The experiment—which has been in the works for two years—culminated today with the publication of the first series of these books. Readers can, for example, experience a book that mashes up its text with imagery from Google Street View in order to conjure the feeling of being lost in the same virtual location that is described in the narrative.

A paper version of the "unprintable book." Image: Visual Editions

"Rather than building new technologies and creating new applications, this project is about using tools that are already out there," explained Iversen over the phone. "There's nothing in the books themselves that you can't get from the internet and HTML."

Since the project is generally first of its kind, and with no pre-existing template to rely on, both Gerber and Iversen found they needed to strike a balance between driving the narrative forward and making sure that the user experience was perfect.

"There are a lot of different people involved in this project so there's more toing and froing—there's a dialogue involved as a writer might write something, then a programmer might say there's no way of doing that."

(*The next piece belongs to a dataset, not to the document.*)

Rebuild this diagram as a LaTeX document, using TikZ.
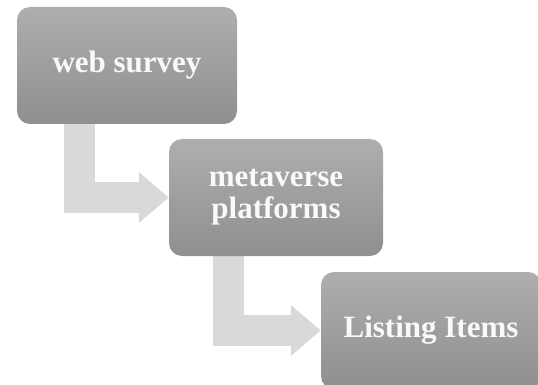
\documentclass[tikz,border=0pt]{standalone}
\usepackage{fontspec}
\setmainfont{Liberation Serif}
\usetikzlibrary{arrows.meta, backgrounds}

\definecolor{boxtop}{HTML}{AEAEAE}
\definecolor{boxbot}{HTML}{8F8F8F}
\definecolor{flowgray}{HTML}{D9D9D9}

\begin{document}
\begin{tikzpicture}[x=1pt, y=-1pt,
    stepbox/.style={rounded corners=13pt, top color=boxtop, bottom color=boxbot,
        minimum height=117pt, inner sep=0pt, align=center, text=white!95!gray,
        font=\fontsize{31}{32}\selectfont\bfseries},
    flow/.style={draw=flowgray, line width=31pt, -{Triangle[width=49pt, length=30pt]}}]
    % Rahmen
    \clip (0,0) rectangle (538,385);
    \useasboundingbox (0,0) rectangle (538,385);

    % Kaesten
    \node[stepbox, minimum width=220pt] (survey) at (127,65.5) {web survey};
    \node[stepbox, minimum width=214pt] (platforms) at (276,197.5) {metaverse\\platforms};
    \node[stepbox, minimum width=220pt] (items) at (431,330.5) {Listing Items};

    % Pfeile hinter den Kaesten
    \begin{pgfonlayer}{background}
        \draw[flow] (survey.south -| 79,0) |- (platforms.west);
        \draw[flow] (platforms.south -| 228,0) |- (items.west);
    \end{pgfonlayer}
\end{tikzpicture}
\end{document}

In recent years, the publishing industry has been forced to re-evaluate its business model as digital books become increasingly popular. Interactive literature projects such as "Go Set a Watchman," spearheaded by the Guardian, demonstrate a move towards this trend. Gerber and Inverse envision that more reading will happen on mobile phones in the future, given how much more intimate we feel with those devices compared to, say, our computer screens or larger tablet devices.

The duo, who are currently working with Penguin Random House UK, said that their experiment was partly in response to wanting to build a richer reading experience than the present slate of digital and physical books on the market.

"You couldn't have a character that gets lost in Google street view and replicate that in print so that was what we were really excited about," said Gerber.